• [TASK STATEMENT]: Render the material again word for word, skipping the pictures in it.

---------------

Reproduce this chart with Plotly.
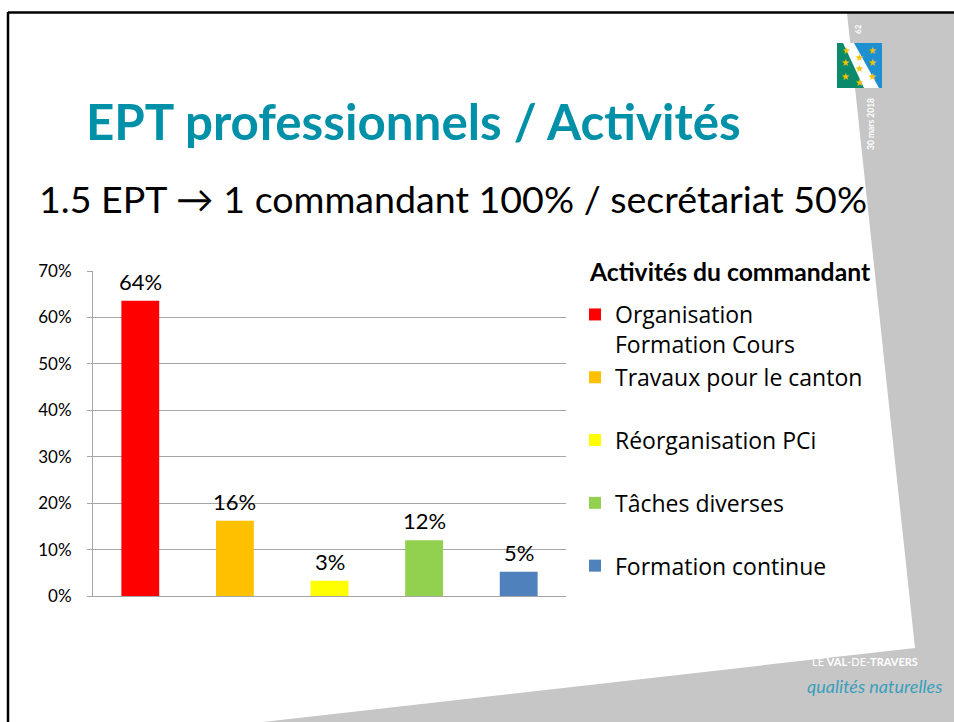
import plotly.graph_objects as go

# ---------------- data ----------------
categories = ["Organisation Formation Cours", "Travaux pour le canton",
              "Réorganisation PCi", "Tâches diverses", "Formation continue"]
legend_labels = ["Organisation<br>Formation Cours", "Travaux pour le canton<br>\u00a0",
                 "Réorganisation PCi<br>\u00a0", "Tâches diverses<br>\u00a0",
                 "Formation continue<br>\u00a0"]
shares = [0.636, 0.162, 0.033, 0.120, 0.052]
bar_colors = ["#FF0000", "#FFC000", "#FFFF00", "#92D050", "#4F81BD"]
y_tick_values = [0, 0.1, 0.2, 0.3, 0.4, 0.5, 0.6, 0.7]

title_text = "EPT professionnels / Activités"
subtitle_text = "1.5 EPT \u2192 1 commandant 100% / secrétariat 50%"
legend_title = "Activités du commandant"

W, H = 954, 722
FONT = "Lato, 'Open Sans', sans-serif"
LEG_FONT = "'Open Sans', Lato, sans-serif"


def px(x):
    return x / W


def py(y):
    return 1 - y / H


def path(points):
    return "M " + " L ".join(f"{px(x):.5f},{py(y):.5f}" for x, y in points) + " Z"


def note(x, y, text, size, color, family=FONT, angle=0, xanchor="center"):
    return dict(x=px(x), y=py(y), xref="paper", yref="paper", xanchor=xanchor,
                yanchor="middle", showarrow=False, text=text, textangle=angle,
                font=dict(family=family, size=size, color=color))


fig = go.Figure()
for i, (cat, lab, val, col) in enumerate(zip(categories, legend_labels, shares, bar_colors)):
    fig.add_trace(go.Bar(x=[cat], y=[val], name=lab, marker=dict(color=col, line=dict(width=0)),
                         width=0.4, legendgroup=f"g{i}", cliponaxis=False, hoverinfo="x+y"))

annotations = []
for cat, val in zip(categories, shares):
    annotations.append(dict(x=cat, y=val, xref="x", yref="y", text=f"{round(val * 100)}%",
                            showarrow=False, xanchor="center", yanchor="bottom", yshift=4,
                            font=dict(family=FONT, size=22, color="#000000")))

annotations.append(note(84, 121, f"<b>{title_text}</b>", 49.3, "#0090A8", xanchor="left"))
annotations.append(note(37, 198, subtitle_text, 37.6, "#000000", xanchor="left"))
annotations.append(note(587, 271, f"<b>{legend_title}</b>", 24.7, "#000000", xanchor="left"))

annotations.append(note(858, 29, "<b>62</b>", 8, "#ffffff", angle=-90))
annotations.append(note(871, 124, "<b>30 mars 2018</b>", 8.5, "#ffffff", angle=-90))
annotations.append(note(865, 661, "LE <b>VAL</b>-DE-<b>TRAVERS</b>", 11, "#ffffff"))
annotations.append(note(874, 686, "<i>qualités naturelles</i>", 18, "#3A9FBC"))

for sx, sy in [(846, 51), (859, 57), (872, 51), (845, 63), (859, 69), (872, 63),
               (845, 76), (859, 82), (872, 76)]:
    annotations.append(note(sx, sy, "\u2605", 10, "#F2C200", family="DejaVu Sans"))

shapes = [
    dict(type="path", xref="paper", yref="paper", layer="below",
         path=path([(847, 13), (954, 13), (954, 722), (263, 722), (915, 648)]),
         fillcolor="#C6C6C6", line=dict(width=0)),
    dict(type="path", xref="paper", yref="paper", layer="above",
         path=path([(837, 43), (882, 43), (882, 88), (837, 88)]),
         fillcolor="#ffffff", line=dict(width=0)),
    dict(type="path", xref="paper", yref="paper", layer="above",
         path=path([(837, 43), (843, 43), (864, 88), (837, 88)]),
         fillcolor="#0A8A6A", line=dict(width=0)),
    dict(type="path", xref="paper", yref="paper", layer="above",
         path=path([(854, 43), (882, 43), (882, 88), (879, 88)]),
         fillcolor="#1E8FD0", line=dict(width=0)),
    dict(type="line", xref="paper", yref="paper", x0=px(8), x1=1, y0=py(12.5), y1=py(12.5),
         line=dict(color="#000000", width=2.5), layer="above"),
    dict(type="line", xref="paper", yref="paper", x0=px(8), x1=px(8), y0=py(12), y1=0,
         line=dict(color="#000000", width=2.5), layer="above"),
]

fig.update_layout(
    width=W, height=H,
    margin=dict(l=0, r=0, t=0, b=0, autoexpand=False),
    paper_bgcolor="#ffffff", plot_bgcolor="rgba(0,0,0,0)",
    barmode="overlay",
    font=dict(family=FONT, color="#000000"),
    xaxis=dict(domain=[px(93), px(566)], type="category", range=[-0.5, 4.5],
               showticklabels=False, showgrid=False, showline=True, linecolor="#A6A6A6",
               linewidth=1, ticks="", zeroline=False, fixedrange=True, automargin=False),
    yaxis=dict(domain=[py(596), py(271)], range=[0, 0.7], tickvals=y_tick_values,
               tickformat=".0%", showline=True, linecolor="#A6A6A6", linewidth=1,
               ticks="outside", ticklen=5, tickcolor="#A6A6A6", showgrid=True,
               gridcolor="#A6A6A6", gridwidth=1, zeroline=False, ticklabelstandoff=12,
               tickfont=dict(family=FONT, size=17, color="#000000"), fixedrange=True,
               automargin=False),
    legend=dict(x=px(575), y=py(293), xanchor="left", yanchor="top",
                bgcolor="rgba(0,0,0,0)", borderwidth=0, valign="top",
                tracegroupgap=0, traceorder="normal",
                font=dict(family=LEG_FONT, size=23, color="#000000")),
    showlegend=True,
    annotations=annotations,
    shapes=shapes,
)

fig.write_html("out.html", config={"displayModeBar": False},
               post_script="document.body.style.margin='0';")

---------------

• [TASK ANSWER]:
Reproduce this chart with Plotly.
import plotly.graph_objects as go

# ---------------- data ----------------
categories = ["Organisation Formation Cours", "Travaux pour le canton",
              "Réorganisation PCi", "Tâches diverses", "Formation continue"]
legend_labels = ["Organisation<br>Formation Cours", "Travaux pour le canton<br>\u00a0",
                 "Réorganisation PCi<br>\u00a0", "Tâches diverses<br>\u00a0",
                 "Formation continue<br>\u00a0"]
shares = [0.636, 0.162, 0.033, 0.120, 0.052]
bar_colors = ["#FF0000", "#FFC000", "#FFFF00", "#92D050", "#4F81BD"]
y_tick_values = [0, 0.1, 0.2, 0.3, 0.4, 0.5, 0.6, 0.7]

title_text = "EPT professionnels / Activités"
subtitle_text = "1.5 EPT \u2192 1 commandant 100% / secrétariat 50%"
legend_title = "Activités du commandant"

W, H = 954, 722
FONT = "Lato, 'Open Sans', sans-serif"
LEG_FONT = "'Open Sans', Lato, sans-serif"


def px(x):
    return x / W


def py(y):
    return 1 - y / H


def path(points):
    return "M " + " L ".join(f"{px(x):.5f},{py(y):.5f}" for x, y in points) + " Z"


def note(x, y, text, size, color, family=FONT, angle=0, xanchor="center"):
    return dict(x=px(x), y=py(y), xref="paper", yref="paper", xanchor=xanchor,
                yanchor="middle", showarrow=False, text=text, textangle=angle,
                font=dict(family=family, size=size, color=color))


fig = go.Figure()
for i, (cat, lab, val, col) in enumerate(zip(categories, legend_labels, shares, bar_colors)):
    fig.add_trace(go.Bar(x=[cat], y=[val], name=lab, marker=dict(color=col, line=dict(width=0)),
                         width=0.4, legendgroup=f"g{i}", cliponaxis=False, hoverinfo="x+y"))

annotations = []
for cat, val in zip(categories, shares):
    annotations.append(dict(x=cat, y=val, xref="x", yref="y", text=f"{round(val * 100)}%",
                            showarrow=False, xanchor="center", yanchor="bottom", yshift=4,
                            font=dict(family=FONT, size=22, color="#000000")))

annotations.append(note(84, 121, f"<b>{title_text}</b>", 49.3, "#0090A8", xanchor="left"))
annotations.append(note(37, 198, subtitle_text, 37.6, "#000000", xanchor="left"))
annotations.append(note(587, 271, f"<b>{legend_title}</b>", 24.7, "#000000", xanchor="left"))

annotations.append(note(858, 29, "<b>62</b>", 8, "#ffffff", angle=-90))
annotations.append(note(871, 124, "<b>30 mars 2018</b>", 8.5, "#ffffff", angle=-90))
annotations.append(note(865, 661, "LE <b>VAL</b>-DE-<b>TRAVERS</b>", 11, "#ffffff"))
annotations.append(note(874, 686, "<i>qualités naturelles</i>", 18, "#3A9FBC"))

for sx, sy in [(846, 51), (859, 57), (872, 51), (845, 63), (859, 69), (872, 63),
               (845, 76), (859, 82), (872, 76)]:
    annotations.append(note(sx, sy, "\u2605", 10, "#F2C200", family="DejaVu Sans"))

shapes = [
    dict(type="path", xref="paper", yref="paper", layer="below",
         path=path([(847, 13), (954, 13), (954, 722), (263, 722), (915, 648)]),
         fillcolor="#C6C6C6", line=dict(width=0)),
    dict(type="path", xref="paper", yref="paper", layer="above",
         path=path([(837, 43), (882, 43), (882, 88), (837, 88)]),
         fillcolor="#ffffff", line=dict(width=0)),
    dict(type="path", xref="paper", yref="paper", layer="above",
         path=path([(837, 43), (843, 43), (864, 88), (837, 88)]),
         fillcolor="#0A8A6A", line=dict(width=0)),
    dict(type="path", xref="paper", yref="paper", layer="above",
         path=path([(854, 43), (882, 43), (882, 88), (879, 88)]),
         fillcolor="#1E8FD0", line=dict(width=0)),
    dict(type="line", xref="paper", yref="paper", x0=px(8), x1=1, y0=py(12.5), y1=py(12.5),
         line=dict(color="#000000", width=2.5), layer="above"),
    dict(type="line", xref="paper", yref="paper", x0=px(8), x1=px(8), y0=py(12), y1=0,
         line=dict(color="#000000", width=2.5), layer="above"),
]

fig.update_layout(
    width=W, height=H,
    margin=dict(l=0, r=0, t=0, b=0, autoexpand=False),
    paper_bgcolor="#ffffff", plot_bgcolor="rgba(0,0,0,0)",
    barmode="overlay",
    font=dict(family=FONT, color="#000000"),
    xaxis=dict(domain=[px(93), px(566)], type="category", range=[-0.5, 4.5],
               showticklabels=False, showgrid=False, showline=True, linecolor="#A6A6A6",
               linewidth=1, ticks="", zeroline=False, fixedrange=True, automargin=False),
    yaxis=dict(domain=[py(596), py(271)], range=[0, 0.7], tickvals=y_tick_values,
               tickformat=".0%", showline=True, linecolor="#A6A6A6", linewidth=1,
               ticks="outside", ticklen=5, tickcolor="#A6A6A6", showgrid=True,
               gridcolor="#A6A6A6", gridwidth=1, zeroline=False, ticklabelstandoff=12,
               tickfont=dict(family=FONT, size=17, color="#000000"), fixedrange=True,
               automargin=False),
    legend=dict(x=px(575), y=py(293), xanchor="left", yanchor="top",
                bgcolor="rgba(0,0,0,0)", borderwidth=0, valign="top",
                tracegroupgap=0, traceorder="normal",
                font=dict(family=LEG_FONT, size=23, color="#000000")),
    showlegend=True,
    annotations=annotations,
    shapes=shapes,
)

fig.write_html("out.html", config={"displayModeBar": False},
               post_script="document.body.style.margin='0';")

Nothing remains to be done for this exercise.